Mississippi State outplayed Kentucky in the first half. The Bulldogs' reward was a 40-37 lead at intermission.
Kentucky, which hadn't played since beating Louisville on Dec. 28, looked like the same team that exited the 2013 portion of the schedule. Still freshman-oriented and still subject to the ups and downs of first-year players.
Nothing reflected the surprising first half more than points in the paint. State outscored UK 24-16 in the paint. The common thread to UK's three previous losses were getting outscored from the paint by Michigan State (44-40), Baylor (38-26) and North Carolina (38-34). Coincidentally, those were the only times Kentucky has been outscored in the paint this season.
The Cats compounded the problem by firing away from the perimeter. Seven of the first 10 shots were three-point attempts. UK did not score from the paint until a Cauley-Stein dunk — off a nifty touch pass by Dominique Hawkins — with 10:29 left in the first half.
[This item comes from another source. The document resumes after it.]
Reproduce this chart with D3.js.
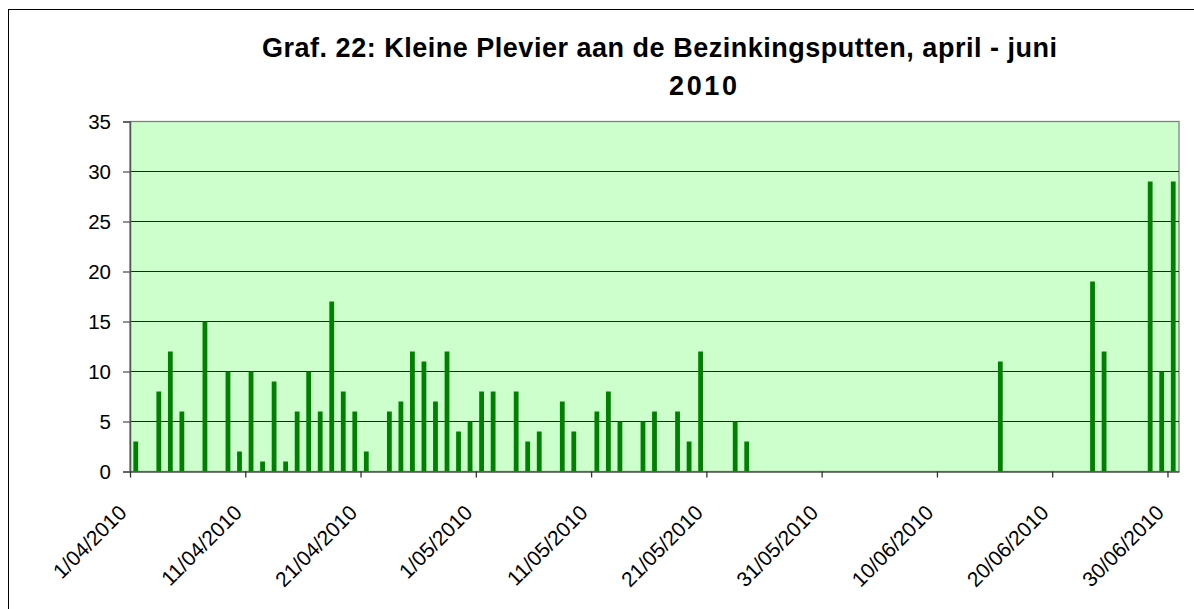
<!DOCTYPE html>
<html>
<head>
<meta charset="utf-8">
<script src="https://cdn.jsdelivr.net/npm/d3@7"></script>
<style>
  body { margin: 0; background: #fff; }
  svg text { font-family: Arial, "Liberation Sans", sans-serif; }
</style>
</head>
<body>
<svg id="chart" width="1194" height="609"></svg>
<script>
// counted days (days with no count are left out)
var dates = ["1/04/2010","3/04/2010","4/04/2010","5/04/2010","7/04/2010","9/04/2010","10/04/2010",
  "11/04/2010","12/04/2010","13/04/2010","14/04/2010","15/04/2010","16/04/2010","17/04/2010",
  "18/04/2010","19/04/2010","20/04/2010","21/04/2010","23/04/2010","24/04/2010","25/04/2010",
  "26/04/2010","27/04/2010","28/04/2010","29/04/2010","30/04/2010","1/05/2010","2/05/2010",
  "4/05/2010","5/05/2010","6/05/2010","8/05/2010","9/05/2010","11/05/2010","12/05/2010",
  "13/05/2010","15/05/2010","16/05/2010","18/05/2010","19/05/2010","20/05/2010","23/05/2010",
  "24/05/2010","15/06/2010","23/06/2010","24/06/2010","28/06/2010","29/06/2010","30/06/2010"];
var counts = [3,8,12,6,15,10,2,
  10,1,9,1,6,10,6,
  17,8,6,2,6,7,12,
  11,7,12,4,5,8,8,
  8,3,4,7,4,6,8,
  5,5,6,6,3,12,5,
  3,11,19,12,29,10,29];
var yTicks = [0,5,10,15,20,25,30,35];
var titleLines = ["Graf. 22: Kleine Plevier aan de Bezinkingsputten, april - juni", "2010"];

(function(){

var parse = d3.timeParse("%d/%m/%Y");
var fmt = d3.timeFormat("%-d/%m/%Y");
var data = dates.map(function(d, i){ return {date: parse(d), n: counts[i]}; });

var svg = d3.select("#chart");
var pLeft = 130, pRight = 1179, pTop = 121.5, pBottom = 471.5;

// outer frame (runs off the picture at right and bottom)
svg.append("rect")
  .attr("x", 8.5).attr("y", 9.5)
  .attr("width", 1300).attr("height", 700)
  .attr("fill", "#fff").attr("stroke", "#000").attr("stroke-width", 1);

var x = d3.scaleTime()
  .domain([parse("1/04/2010"), parse("1/07/2010")])
  .range([pLeft, pRight]);
var y = d3.scaleLinear().domain([0, 35]).range([pBottom, pTop]);

var slot = x(parse("2/04/2010")) - x(parse("1/04/2010"));
var barW = 4.8;

// plot area
svg.append("rect")
  .attr("x", pLeft).attr("y", pTop)
  .attr("width", pRight - pLeft).attr("height", pBottom - pTop)
  .attr("fill", "#ccffcc").attr("stroke", "#808080").attr("stroke-width", 1.3);

// gridlines
svg.append("g").selectAll("line")
  .data(yTicks.filter(function(t){ return t > 0 && t < 35; }))
  .enter().append("line")
  .attr("x1", pLeft).attr("x2", pRight)
  .attr("y1", function(d){ return y(d); }).attr("y2", function(d){ return y(d); })
  .attr("stroke", "#222").attr("stroke-width", 1.2);

// bars
svg.append("g").selectAll("rect")
  .data(data)
  .enter().append("rect")
  .attr("x", function(d){ return x(d.date) + (slot - barW) / 2; })
  .attr("width", barW)
  .attr("y", function(d){ return y(d.n); })
  .attr("height", function(d){ return pBottom - y(d.n); })
  .attr("fill", "#008000");

// y axis
var yAxis = svg.append("g")
  .attr("transform", "translate(" + pLeft + ",0)")
  .call(d3.axisLeft(y).tickValues(yTicks).tickSize(7).tickPadding(12));
yAxis.select(".domain").attr("stroke", "#555").attr("stroke-width", 1.5);
yAxis.selectAll(".tick line").attr("stroke", "#555").attr("stroke-width", 1.3);
yAxis.selectAll("text").attr("font-size", 20.5).attr("fill", "#000")
  .attr("font-family", "Arial, 'Liberation Sans', sans-serif");

// x axis
var xTicks = d3.range(0, 10).map(function(i){ return d3.timeDay.offset(parse("1/04/2010"), i * 10); });
var xAxis = svg.append("g")
  .attr("transform", "translate(0," + pBottom + ")")
  .call(d3.axisBottom(x).tickValues(xTicks).tickFormat(fmt).tickSize(6).tickSizeOuter(0));
xAxis.select(".domain").attr("stroke", "#555").attr("stroke-width", 1.5);
xAxis.selectAll(".tick line").attr("stroke", "#333").attr("stroke-width", 1.3);
xAxis.selectAll("text")
  .attr("font-size", 21).attr("fill", "#000")
  .attr("font-family", "Arial, 'Liberation Sans', sans-serif")
  .attr("text-anchor", "end")
  .attr("dy", "0.7em")
  .attr("transform", "translate(-13,32) rotate(-45)")
  .attr("y", 0).attr("x", 0);

// title
svg.append("text")
  .attr("x", 262).attr("y", 57)
  .attr("font-size", 27).attr("font-weight", "bold")
  .attr("textLength", 795).attr("lengthAdjust", "spacing")
  .text(titleLines[0]);
svg.append("text")
  .attr("x", 669).attr("y", 95)
  .attr("font-size", 27).attr("font-weight", "bold")
  .attr("textLength", 68).attr("lengthAdjust", "spacing")
  .text(titleLines[1]);

})();
</script>
</body>
</html>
Kentucky came out colder than a polar vortex. The Cats missed their first five shots, and made only two of the first 13.
Kentucky took 14 three-point shots in the half. The Cats came into the game averaging 15.6 three-point attempts. Young led UK with 15 points, but he made two of seven three-point shots in the process.
State seemed intent on drawing charges against Randle. Early in the game, he got called for a walk when a second defender suddenly appeared and got set to induce a charge.
Randle's only basket of the half came with 5:29 left.
Kentucky came out in the second half intent on going inside. The Cats did not take a three-point shot in the first 8 minutes. Coincidentally or not, UK took its largest lead of the first 25 minutes — a modest but encouraging four-point margin.
The second of Dakari Johnson's back-to-back layups put Kentucky ahead 51-47 with 16:03 left.
Johnson, who had scored three points in the most recent six games, gave Kentucky a boost off the bench. The Cats needed that after getting outscored 20-6 in bench points in the first half.
Kentucky broke it open midway through the second half. A 14-2 run buried Mississippi State. During the run, UK matched its 16 paint points of the first half with 9:12 left.
A minute later, Alex Poythress got the fans out of their seats with a one-hand dunk off a lob by Andrew Harrison.
That gave UK a 68-53 lead with 8:12 left. State had no baskets in the previous five minutes, one in the previous 10.
Poythress punctuated the night with another dunk. This time he took a lob from Aaron Harrison and dunked with his back to the basket.